Apparently an entire generation of Americans grew up on fried Spam, macaroni and cheese with Spam and grilled Spam-kabobs. While I missed the Spam era of the 20th century, I did take surfing lessons in Waikiki in the 21st from a spectacular Hawaiian god of a man who was literally unable to wax up his board till he’d downed a couple of cold Spam-and-seaweed breakfast sandwiches. Which proves that one (meaning I) can acquire a taste for anything under the right circumstances.
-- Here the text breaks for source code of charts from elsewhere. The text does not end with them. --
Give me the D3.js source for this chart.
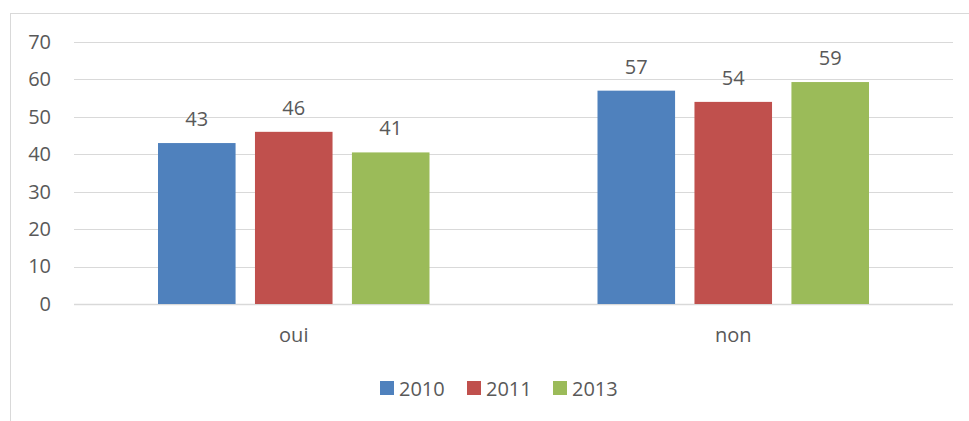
<!DOCTYPE html>
<html lang="fr">
<head>
<meta charset="UTF-8">
<title>oui / non</title>
<style>
    body { margin: 0; background: #fff; }
    text { font-family: "Open Sans", "Noto Sans", sans-serif; fill: #595959; }
</style>
</head>
<body>
<div id="chart"></div>
<script src="https://cdnjs.cloudflare.com/ajax/libs/d3/7.8.5/d3.min.js"></script>
<script>
    // data
    const categories = ["oui", "non"];
    const years = ["2010", "2011", "2013"];
    const values2010 = [43, 57];
    const values2011 = [46, 54];
    const values2013 = [40.5, 59.3];
    const yTicks = [0, 10, 20, 30, 40, 50, 60, 70];
    const colors = ["#4f81bd", "#c0504d", "#9bbb59"];

    const series = [values2010, values2011, values2013];

    const width = 969, height = 421;
    const plot = {left: 74, right: 953, top: 42, bottom: 304};
    const fontSize = 20;

    const svg = d3.select("#chart").append("svg")
        .attr("width", width)
        .attr("height", height);

    // chart frame
    svg.append("rect")
        .attr("x", 10.5).attr("y", 13.5)
        .attr("width", 970).attr("height", 420)
        .attr("fill", "none")
        .attr("stroke", "#d9d9d9");

    const x = d3.scaleBand()
        .domain(categories)
        .range([plot.left, plot.right]);

    const xInner = d3.scaleBand()
        .domain(years)
        .range([84, x.bandwidth() - 84])
        .paddingInner(0.2);

    const y = d3.scaleLinear()
        .domain([0, 70])
        .range([plot.bottom, plot.top]);

    // gridlines
    svg.append("g")
        .selectAll("line")
        .data(yTicks)
        .join("line")
        .attr("x1", plot.left).attr("x2", plot.right)
        .attr("y1", d => Math.round(y(d)) + 0.5)
        .attr("y2", d => Math.round(y(d)) + 0.5)
        .attr("stroke", "#d9d9d9")
        .attr("stroke-width", d => d === 0 ? 1.5 : 1);

    // y axis labels
    const yAxis = d3.axisLeft(y).tickValues(yTicks).tickSize(0).tickPadding(0);
    svg.append("g")
        .attr("transform", `translate(${plot.left - 23},0)`)
        .call(yAxis)
        .call(g => g.select(".domain").remove())
        .call(g => g.selectAll("text")
            .attr("font-size", fontSize)
            .attr("fill", "#595959")
            .attr("font-family", "\"Open Sans\", sans-serif"));

    // x axis labels
    const xAxis = d3.axisBottom(x).tickSize(0).tickPadding(0);
    svg.append("g")
        .attr("transform", `translate(0,${plot.bottom + 24})`)
        .call(xAxis)
        .call(g => g.select(".domain").remove())
        .call(g => g.selectAll("text")
            .attr("font-size", fontSize)
            .attr("fill", "#595959")
            .attr("font-family", "\"Open Sans\", sans-serif"));

    // bars and value labels
    series.forEach((vals, si) => {
        const g = svg.append("g");
        g.selectAll("rect")
            .data(vals)
            .join("rect")
            .attr("x", (d, i) => x(categories[i]) + xInner(years[si]))
            .attr("y", d => y(d))
            .attr("width", xInner.bandwidth())
            .attr("height", d => y(0) - y(d))
            .attr("fill", colors[si]);

        g.selectAll("text")
            .data(vals)
            .join("text")
            .attr("x", (d, i) => x(categories[i]) + xInner(years[si]) + xInner.bandwidth() / 2)
            .attr("y", d => y(d) - 17)
            .attr("text-anchor", "middle")
            .attr("font-size", fontSize)
            .text(d => Math.round(d));
    });

    // legend
    const legend = svg.append("g").attr("transform", "translate(380,381)");
    const itemX = [0, 87, 173];
    years.forEach((yr, i) => {
        legend.append("rect")
            .attr("x", itemX[i]).attr("y", 0)
            .attr("width", 14).attr("height", 14)
            .attr("fill", colors[i]);
        legend.append("text")
            .attr("x", itemX[i] + 19).attr("y", 14.5)
            .attr("font-size", fontSize)
            .text(yr);
    });
</script>
</body>
</html>
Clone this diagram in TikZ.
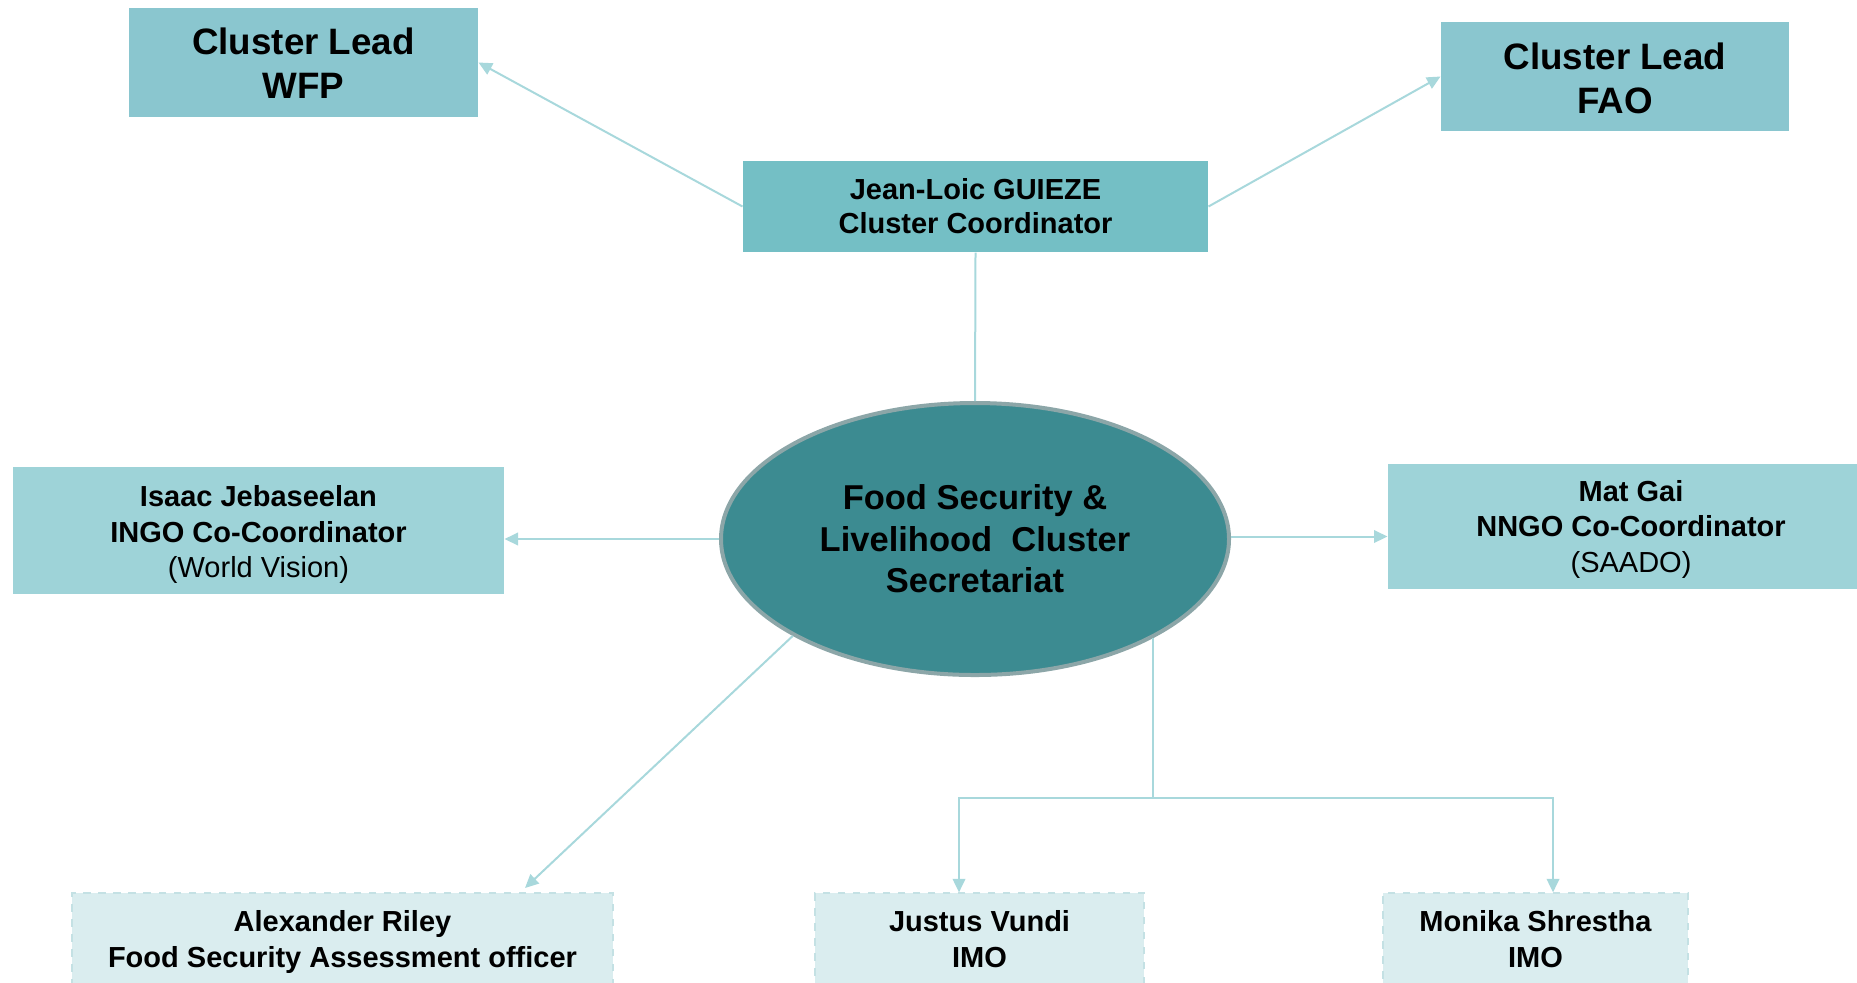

Still, given a choice of Hawaiian delights, I’m pretty sure I’d go for something like a delicate, flaky butterfish (also known as walu, flown in fresh from Honolulu) in a purée of bananas, rum and coconut, encrusted with roasted macadamias and topped with a lemon-butter sauce, which is the kind of thing chef Marek is whipping up for his patrons at the Collier House when he’s not having fun with Spam. Or, over at Verdi’s: seared tuna, wasabi and onion marmalade, grilled bok choy and jasmine rice with a wasabi drizzle. And while we’re talking Marco food, what chef Robert Mitchell does with a bucket of mussels, jumbo shrimp and a whole lobster tail is positively sinful. Chef Mitchell is master of the kitchen at Kurrents, the sensuous signature dining room in the newly refurbished Marco Island Marriott resort (400 S. Collier Blvd.; 239-394-2511). Alas, whatever he might have conjured up with a bucket of Spam must remain a mystery, as the conflict of interest with the judges makes him ineligible for the contest.

Enough about spam. I really need to talk to you about orchids. Specifically, the tragic fact that my treasured phaelenopsis didn’t present her usual show of giant white blossoms this year. When everyone else’s orchids burst into springtime flower, mine pouted. So I call Naples orchid guru Lisa Ferguson, whose magnificent orchid house at the Naples Beach Hotel & Golf Club—and I’m talking 5,000 plants—produces blooms all year long.

She asks kindly, "Did you remember to cut back the stem after last year’s blooming?" Oops. OK, so how do I get it to bloom again? You can’t, till next winter, she says; but not to worry. "Your phalaenopsis is a winter orchid. Cut back the finished stems around the first of June—that would be now—for next year’s growth. For summer, you simply switch varieties. Vanda and dendrobium are perfect choices. By the time your summer orchids are finished, your phalaenopsis will be ready to bloom again."

Ferguson has been known to orchid-sit prized plants for winter residents and vacationers. She also gives periodic classes, brings in guest lecturers and conducts popular weekly orchid tours at the hotel. Among her favorite regulars, in addition to the garden clubs, are the Red Hat Ladies. "They’re so colorful and so enthusiastic," she says, "especially when the queen comes. Of course, after a royal visit, we’re picking up stray feathers for weeks."

Ferguson’s orchid tours, Tuesdays at 10 a.m., are complimentary, although club groups are encouraged to stay for lunch at one of the resort’s restaurants. (Naples Beach Hotel, 851 Gulf Shore Blvd. N. www.naplesbeachhotel.com or 239-261-2222).

Have a glorious June. Cut back your winter orchids. Good luck on your Spam sculpture. And if you can’t exactly savor the recipe, savor the moment.